Grande est la maison, comme tous les classiques, est une œuvre en clair-obscur, à la fois harmonieusement close sur elle-même et traversée par des vents imprévisibles. Le miracle de la musique y semble constamment repousser les murs : la cabane se fait palais des glaces. Les chansons, nées de la guitare solitaire de Thomas Jean Henri, accueillent entre leurs fragiles arpèges d’infinis paysages. Les cordes arrangées par Sean O’Hagan (High Llamas) les traversent telles les arabesques d’un léger patineur, les voix mêlées de Kate Stables (coton et air) et Will Oldham (cailloux et miel) s’y posent après un long voyage, le choeur Bostgehio les survole en majesté.
La petite cabane précaire a les fenêtres grand ouvertes et nous fûmes nombreux alors à nous y engouffrer. Les derniers frimas comme la période étrange qui s’annonçait alors nous invitaient à y trouver refuge. C’est ce que nous fîmes. Le printemps et l’été ont depuis passé. Le ciel de nos vies continue d’être soumis à quelques dépressions, les nuages pointent à l’horizon. La pandémie rôde et, s’il est toujours impossible de se serrer, on peut toujours allez visiter à l’infini les recoins éblouissants et recelant mille trésors de Cabane.
Les fenêtres y sont toujours ouvertes. Sur l’invitation de Thomas Jean Henri, dictée par les seuls impératifs qui valent à ses yeux – l’amitié et l’artisanat ; offrir le meilleur de soi-même -, toujours en marge de la vitesse du monde, de nouveaux visiteurs ont investi la cabane du musicien. Chacun d’eux a choisi une chanson de Grande est la maison et en a confectionné une reprise – on retrouve les noms de proches, tels Marc A. Huyghens, Jesse D. Vernon ou Dorothée De Koon et Arnaud Fleurent-Didier.
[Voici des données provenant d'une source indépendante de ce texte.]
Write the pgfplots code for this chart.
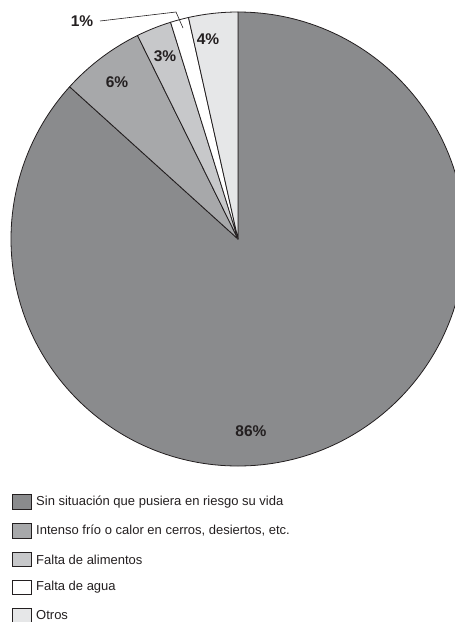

Raoul Vignal et sa version dansante, ondoyante, irréelle presque
Chaque reprise sera accompagnée d’une photographie prise par le musicien lui-même. « Chaque fois le même fond, une couleur chaude de fin de journée, un regard introspectif et emprunt d’un certain regret pour les hommes, un regard de face, frondeur et bienveillant pour les femmes », éclaire-t-il.
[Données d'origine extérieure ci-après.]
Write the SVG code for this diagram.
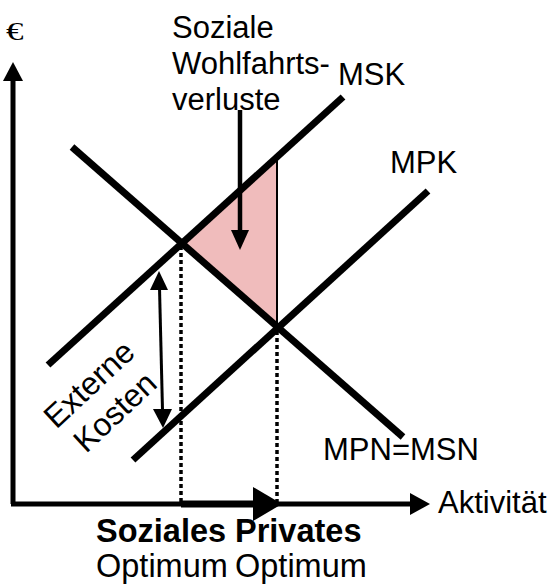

Thomas Jean Henri laissera filtrer ces reprises au fil du temps, au gré de son humeur, comme on laisse échapper de ses doigts une plume qui s’envole alors portée par le vent, comme les enfants laissent voguer au gré du courant leurs fragiles radeaux de bois et d’herbe, confectionnés des heures durant. La brise et le courant apportent aujourd’hui, jusque dans nos vies engourdies, une première chanson. Dansante, ondoyante, irréelle presque, elle est signée Raoul Vignal. Elle s’appelle Take Me Home Part 2 et s’éploie avec une grâce presque douloureuse. Aujourd’hui est un beau jour.